Wednesday, September 16, 2009

September 15, 2009

This day, yesterday, was the fourth anniversary of our dear Mother's going to heaven. I didn't write yesterday as I was filled with all the memories I could come up with in my little head. However, my heart is large and there I found many memories that makes me wonder how it's possible that one large heart can hold so much love for my dear mother and not burst from from that love.

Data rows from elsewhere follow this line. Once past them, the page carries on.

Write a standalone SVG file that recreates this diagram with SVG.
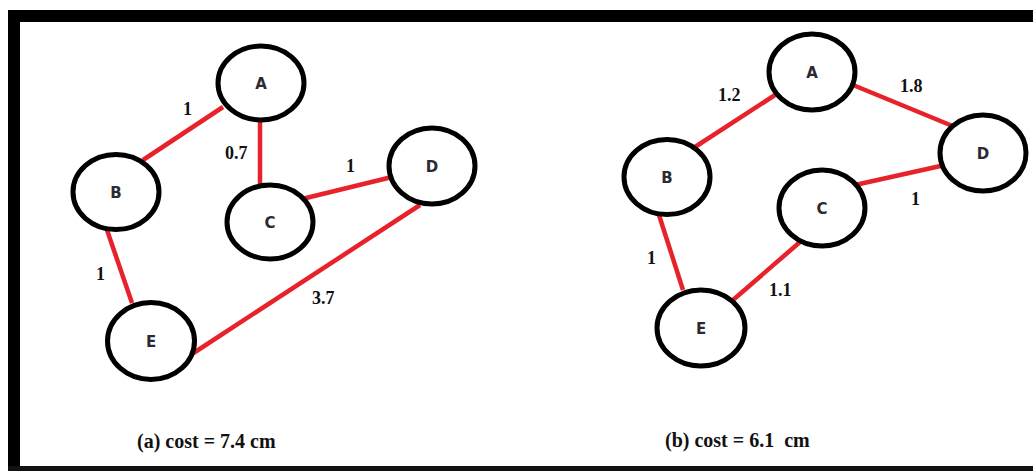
<svg xmlns="http://www.w3.org/2000/svg" width="1033" height="471" viewBox="0 0 1033 471">
<style>
.node{fill:#fff;stroke:#000;stroke-width:5}
.lbl{font-family:"DejaVu Sans","Liberation Sans",sans-serif;font-weight:bold;font-size:15px;fill:#2a2a33;text-anchor:middle}
.edge{stroke:#e8222b;stroke-width:4.5;fill:none}
.w{font-family:"Liberation Serif","Times New Roman",serif;font-weight:bold;font-size:18px;fill:#111}
.cap{font-family:"Liberation Serif","Times New Roman",serif;font-weight:bold;font-size:20px;fill:#111}
</style>
<rect width="1033" height="471" fill="#fff"/>
<g id="frame">
<rect x="8" y="10" width="1025" height="12" fill="#000"/>
<rect x="8" y="10" width="12" height="461" fill="#000"/>
<rect x="8" y="466" width="1025" height="5" fill="#111"/>
</g>
<g id="connectors">
<line class="edge" x1="143" y1="160" x2="223" y2="107"/>
<line class="edge" x1="260" y1="120" x2="260" y2="186"/>
<line class="edge" x1="302" y1="199" x2="392" y2="177"/>
<line class="edge" x1="420" y1="205" x2="192" y2="354"/>
<line class="edge" x1="107" y1="230" x2="132" y2="303"/>
<line class="edge" x1="695" y1="147" x2="775" y2="95"/>
<line class="edge" x1="853" y1="85" x2="955" y2="127"/>
<line class="edge" x1="855" y1="185" x2="945" y2="165"/>
<line class="edge" x1="659" y1="215" x2="683" y2="290"/>
<line class="edge" x1="800" y1="242" x2="733" y2="300"/>
</g>
<g id="weights">
<text class="w" x="183" y="115">1</text>
<text class="w" x="225" y="159">0.7</text>
<text class="w" x="346" y="172">1</text>
<text class="w" x="96" y="280">1</text>
<text class="w" x="312" y="304">3.7</text>
<text class="w" x="718" y="101">1.2</text>
<text class="w" x="900" y="92">1.8</text>
<text class="w" x="911" y="205">1</text>
<text class="w" x="647" y="264">1</text>
<text class="w" x="769" y="296">1.1</text>
</g>
<g id="nA1"><ellipse class="node" cx="261" cy="83" rx="43" ry="37"/><text class="lbl" x="261" y="89">A</text></g>
<g id="nB1"><ellipse class="node" cx="116" cy="192" rx="43" ry="37.5"/><text class="lbl" x="116" y="198">B</text></g>
<g id="nC1"><ellipse class="node" cx="270" cy="222" rx="43" ry="37"/><text class="lbl" x="270" y="228">C</text></g>
<g id="nD1"><ellipse class="node" cx="432" cy="166" rx="43" ry="38"/><text class="lbl" x="432" y="172">D</text></g>
<g id="nE1"><ellipse class="node" cx="151" cy="341" rx="43.5" ry="38.5"/><text class="lbl" x="151" y="347">E</text></g>
<g id="nA2"><ellipse class="node" cx="812" cy="72" rx="43" ry="38"/><text class="lbl" x="812" y="78">A</text></g>
<g id="nB2"><ellipse class="node" cx="667" cy="177" rx="43" ry="37.5"/><text class="lbl" x="667" y="183">B</text></g>
<g id="nC2"><ellipse class="node" cx="822" cy="208" rx="43" ry="38"/><text class="lbl" x="822" y="214">C</text></g>
<g id="nD2"><ellipse class="node" cx="983" cy="153" rx="43" ry="38"/><text class="lbl" x="983" y="159">D</text></g>
<g id="nE2"><ellipse class="node" cx="701" cy="328" rx="44" ry="38"/><text class="lbl" x="701" y="334">E</text></g>
<g id="captions">
<text class="cap" x="137" y="448">(a) cost = 7.4 cm</text>
<text class="cap" x="665" y="447" xml:space="preserve">(b) cost = 6.1  cm</text>
</g>
</svg>
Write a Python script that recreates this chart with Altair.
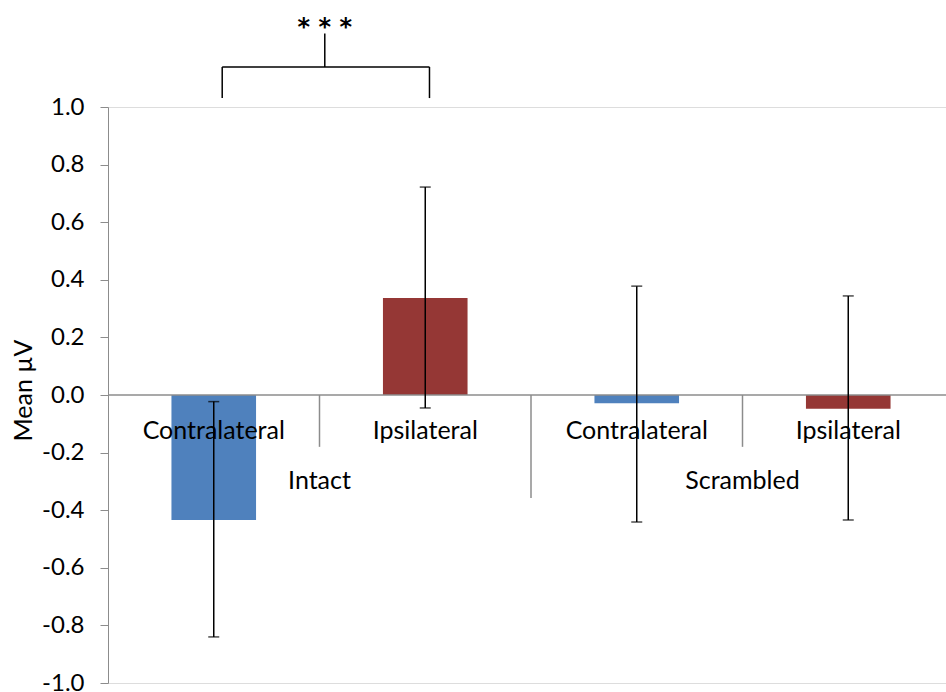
import altair as alt
import pandas as pd

# Mean amplitude per condition with error-bar bounds
groups = ["Intact", "Intact", "Scrambled", "Scrambled"]
sides = ["Contralateral", "Ipsilateral", "Contralateral", "Ipsilateral"]
means = [-0.434, 0.337, -0.029, -0.048]
err_lo = [-0.840, -0.045, -0.441, -0.434]
err_hi = [-0.023, 0.722, 0.378, 0.344]
colors = ["#4F81BD", "#953735", "#4F81BD", "#953735"]
y_ticks = [-1.0, -0.8, -0.6, -0.4, -0.2, 0.0, 0.2, 0.4, 0.6, 0.8, 1.0]

FONT = "Lato"
AXIS_GRAY = "#8c8c8c"

n = len(sides)
df = pd.DataFrame({
    "group": groups, "side": sides, "mean": means,
    "lo": err_lo, "hi": err_hi, "color": colors,
    "pos": [i + 0.5 for i in range(n)],
})
df["left"] = df["pos"] - 0.2
df["right"] = df["pos"] + 0.2

grp = df.groupby("group", sort=False)["pos"].mean().reset_index()
seps = pd.DataFrame({"pos": [1.0, 2.0, 3.0], "major": [False, True, False]})

x_max = 838 / 211.5
xs = alt.Scale(domain=[0, x_max], nice=False, zero=False)
ys = alt.Scale(domain=[-1, 1], nice=False, zero=False)

base = alt.Chart(df)

bars = base.mark_rect().encode(
    x=alt.X("left:Q", scale=xs, axis=None),
    x2="right:Q",
    y=alt.Y("mean:Q", scale=ys, axis=alt.Axis(
        values=y_ticks, title="Mean µV", grid=False,
        domainColor=AXIS_GRAY, tickColor=AXIS_GRAY, tickSize=8,
        labelPadding=16, labelFontSize=24, labelFont=FONT, labelColor="black",
        labelExpr="(datum.value < -0.001 ? '-' : '') + format(abs(datum.value), '.1f')",
        titleFont=FONT, titleFontSize=25, titleFontWeight="normal", titleColor="black",
        titleX=-85, titleY=283, titleAngle=270, titleAlign="center", titleBaseline="middle",
    )),
    y2=alt.datum(0),
    color=alt.Color("color:N", scale=None),
)

zero_line = alt.Chart(pd.DataFrame({"a": [0.0], "b": [x_max]})).mark_rule(
    color=AXIS_GRAY, strokeWidth=1.5
).encode(x=alt.X("a:Q", scale=xs), x2="b:Q", y=alt.datum(0, scale=ys))

minor_sep = alt.Chart(seps).transform_filter("!datum.major").mark_rule(
    color=AXIS_GRAY, strokeWidth=1.5
).encode(x=alt.X("pos:Q", scale=xs), y=alt.datum(0), y2=alt.datum(-0.18))

major_sep = alt.Chart(seps).transform_filter("datum.major").mark_rule(
    color=AXIS_GRAY, strokeWidth=1.5
).encode(x=alt.X("pos:Q", scale=xs), y=alt.datum(0), y2=alt.datum(-0.358))

err = base.mark_rule(color="black", strokeWidth=1.5).encode(
    x=alt.X("pos:Q", scale=xs), y=alt.Y("lo:Q", scale=ys), y2="hi:Q"
)
cap_lo = base.mark_tick(color="black", orient="horizontal", size=11, thickness=1.5).encode(
    x=alt.X("pos:Q", scale=xs), y=alt.Y("lo:Q", scale=ys)
)
cap_hi = base.mark_tick(color="black", orient="horizontal", size=11, thickness=1.5).encode(
    x=alt.X("pos:Q", scale=xs), y=alt.Y("hi:Q", scale=ys)
)

side_labels = base.mark_text(font=FONT, fontSize=25, color="black", baseline="middle", dy=36).encode(
    x=alt.X("pos:Q", scale=xs), y=alt.datum(0, scale=ys), text="side:N"
)
group_labels = alt.Chart(grp).mark_text(font=FONT, fontSize=25, color="black", baseline="middle", dy=86).encode(
    x=alt.X("pos:Q", scale=xs), y=alt.datum(0, scale=ys), text="group:N"
)

# significance bracket between the two Intact bars
bracket = pd.DataFrame({
    "x": [0.54, 1.52, 0.54, 1.025],
    "x2": [0.54, 1.52, 1.52, 1.025],
    "y": [1.031, 1.031, 1.139, 1.139],
    "y2": [1.139, 1.139, 1.139, 1.255],
})
bracket_lines = alt.Chart(bracket).mark_rule(color="black", strokeWidth=1.5).encode(
    x=alt.X("x:Q", scale=xs), x2="x2:Q", y=alt.Y("y:Q", scale=ys), y2="y2:Q"
)
stars = alt.Chart(pd.DataFrame({"x": [1.025], "y": [1.255], "t": ["* * *"]})).mark_text(
    font="DejaVu Sans", fontSize=24, fontWeight="bold", color="black", baseline="alphabetic", dy=1
).encode(x=alt.X("x:Q", scale=xs), y=alt.Y("y:Q", scale=ys), text="t:N")

chart = alt.layer(
    bars, zero_line, minor_sep, major_sep, err, cap_lo, cap_hi,
    side_labels, group_labels, bracket_lines, stars,
).properties(
    width=838, height=576,
    autosize=alt.AutoSizeParams(type="none"),
    padding={"left": 108, "top": 107, "right": 0, "bottom": 9},
).configure_view(stroke=None).configure(background="white")

chart.save("out.html", embed_options={"renderer": "svg", "actions": False})
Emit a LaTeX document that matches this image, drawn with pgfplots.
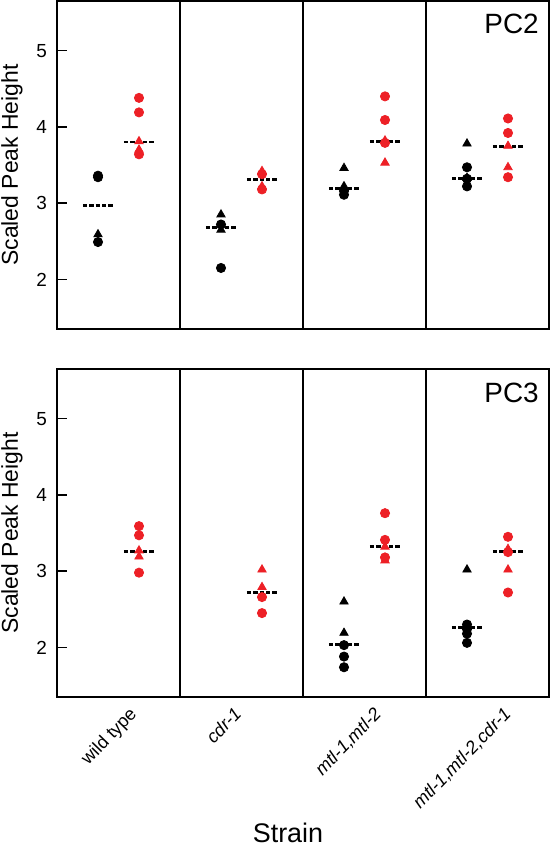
\documentclass[border=0pt]{standalone}
\usepackage{pgfplots}
\pgfplotsset{compat=1.18}
\usepackage{fontspec}
\setmainfont{Liberation Sans}
\definecolor{pred}{RGB}{237,32,38}
\pgfplotsset{
  panel/.style={
    scale only axis, width=246bp, height=164bp,
    xmin=0, xmax=12, ymin=1.35, ymax=5.65,
    axis line style={black, line width=1bp},
    ytick={2,3,4,5}, ytick pos=left, tick align=inside,
    major tick length=5bp,
    ytick style={black, line width=0.9bp},
    xtick style={draw=none},
    yticklabel style={font=\fontsize{9.5}{11}\selectfont, xshift=-1.5bp},
    /pgf/number format/assume math mode=true,
    extra x ticks={3,6,9}, extra x tick labels={},
    extra x tick style={grid=major, major grid style={black, line width=1bp}, tick style={draw=none}},
    ylabel={Scaled Peak Height},
    ylabel style={at={(axis description cs:-0.0915,0.5)}, anchor=center, font=\fontsize{11.5}{13}\selectfont},
    clip=false,
  },
  bcirc/.style={only marks, mark=*, mark size=2.3bp, black, mark options={draw=none, fill=black}},
  btri/.style={only marks, mark=triangle*, mark size=2.4bp, black, mark options={draw=none, fill=black}},
  rcirc/.style={only marks, mark=*, mark size=2.3bp, pred, mark options={draw=none, fill=pred}},
  rtri/.style={only marks, mark=triangle*, mark size=2.4bp, pred, mark options={draw=none, fill=pred}},
  med/.style={black, line width=1.25bp, dash pattern=on 2.2bp off 1bp, unbounded coords=jump},
}
\begin{document}
\begin{tikzpicture}
\useasboundingbox (-28.5bp,-78bp) rectangle (247bp,348.5bp);
% ---------- top panel (PC2)
\begin{axis}[panel, at={(0,184bp)}, anchor=south west, xtick=\empty]
\addplot[bcirc] coordinates {(1,3.36) (1,3.34) (1,2.49) (4,2.72) (4,2.15) (7,3.16) (7,3.11) (10,3.47) (10,3.32) (10,3.22)};
\addplot[btri] coordinates {(1,2.59) (4,2.85) (4,2.65) (7,3.46) (7,3.22) (10,3.78) (10,3.33)};
\addplot[rcirc] coordinates {(2,4.38) (2,4.19) (2,3.64) (5,3.38) (5,3.18) (8,4.40) (8,4.09) (8,3.79) (11,4.11) (11,3.92) (11,3.34)};
\addplot[rtri] coordinates {(2,3.81) (2,3.70) (5,3.42) (5,3.22) (8,3.82) (8,3.53) (11,3.75) (11,3.47)};
\addplot[med] coordinates {(0.63,2.97) (1.37,2.97) (1.5,nan) (1.63,3.80) (2.37,3.80) (2.5,nan)
 (3.63,2.68) (4.37,2.68) (4.5,nan) (4.63,3.31) (5.37,3.31) (5.5,nan)
 (6.63,3.19) (7.37,3.19) (7.5,nan) (7.63,3.81) (8.37,3.81) (8.5,nan)
 (9.63,3.32) (10.37,3.32) (10.5,nan) (10.63,3.74) (11.37,3.74)};
\node[anchor=north east, inner sep=0pt, font=\fontsize{14}{16}\selectfont] at (rel axis cs:0.98,0.962) {PC2};
\end{axis}
% ---------- bottom panel (PC3)
\begin{axis}[panel, at={(0,0)}, anchor=south west,
  xtick={1.59,4.15,7.56,10.72},
  xticklabels={wild type,{\textit{cdr-1}},{\textit{mtl-1,mtl-2}},{\textit{mtl-1,mtl-2,cdr-1}}},
  xticklabel style={rotate=46, anchor=north east, font=\fontsize{9.1}{11}\selectfont, inner sep=1bp, yshift=-4bp},
  xlabel={Strain},
  xlabel style={at={(axis description cs:0.4695,-0.413)}, anchor=center, font=\fontsize{13.5}{15}\selectfont},
]
\addplot[bcirc] coordinates {(7,2.03) (7,1.88) (7,1.74) (10,2.30) (10,2.24) (10,2.18) (10,2.06)};
\addplot[btri] coordinates {(7,2.60) (7,2.19) (10,3.02)};
\addplot[rcirc] coordinates {(2,3.59) (2,3.47) (2,2.98) (5,2.66) (5,2.45) (8,3.76) (8,3.41) (8,3.18) (11,3.45) (11,3.25) (11,2.72)};
\addplot[rtri] coordinates {(2,3.27) (2,3.19) (5,3.02) (5,2.79) (8,3.32) (8,3.14) (11,3.29) (11,3.02)};
\addplot[med] coordinates {(1.63,3.26) (2.37,3.26) (2.5,nan)
 (4.63,2.72) (5.37,2.72) (5.5,nan)
 (6.63,2.04) (7.37,2.04) (7.5,nan) (7.63,3.32) (8.37,3.32) (8.5,nan)
 (9.63,2.26) (10.37,2.26) (10.5,nan) (10.63,3.26) (11.37,3.26)};
\node[anchor=north east, inner sep=0pt, font=\fontsize{14}{16}\selectfont] at (rel axis cs:0.98,0.958) {PC3};
\end{axis}
\end{tikzpicture}
\end{document}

Our mother was beautiful inside and outside. She was kind, giving, compassionate, understanding, the best wife to her husband and a mother that always gave unconditional love. She nurtured us when we were babes and she nurtured us when we had babes, and again when our babes had their babes. She was always there. I wondered how life could possibly go on without her, I know it does, because it has. I think the teachings, the example, the love that she taught us by example is what still keeps us going. My mother was one of my rocks. She kept me from losing everything--and I mean everything. Her love, her calmness, her warmth--I still ache to feel her hands rub my hair back from my face or her hand holding my hand or just to hear her reassure me, "It's going to be okay, honey." Mom didn't live long enough to know that what she predicted would come true, but it did. Everything is okay, Mom, and thanks to you I am here to write this for you. I love you with all of my heart and soul and I know that one day we will all be together again and that will be wonderful day. Thank you for being our Mother. You were the best! You are a hard act to follow!

1 comment:

  1. Thanks sis, that was beautiful what you wrote about mom. I can't believe its been four years. I miss her so much it hurts.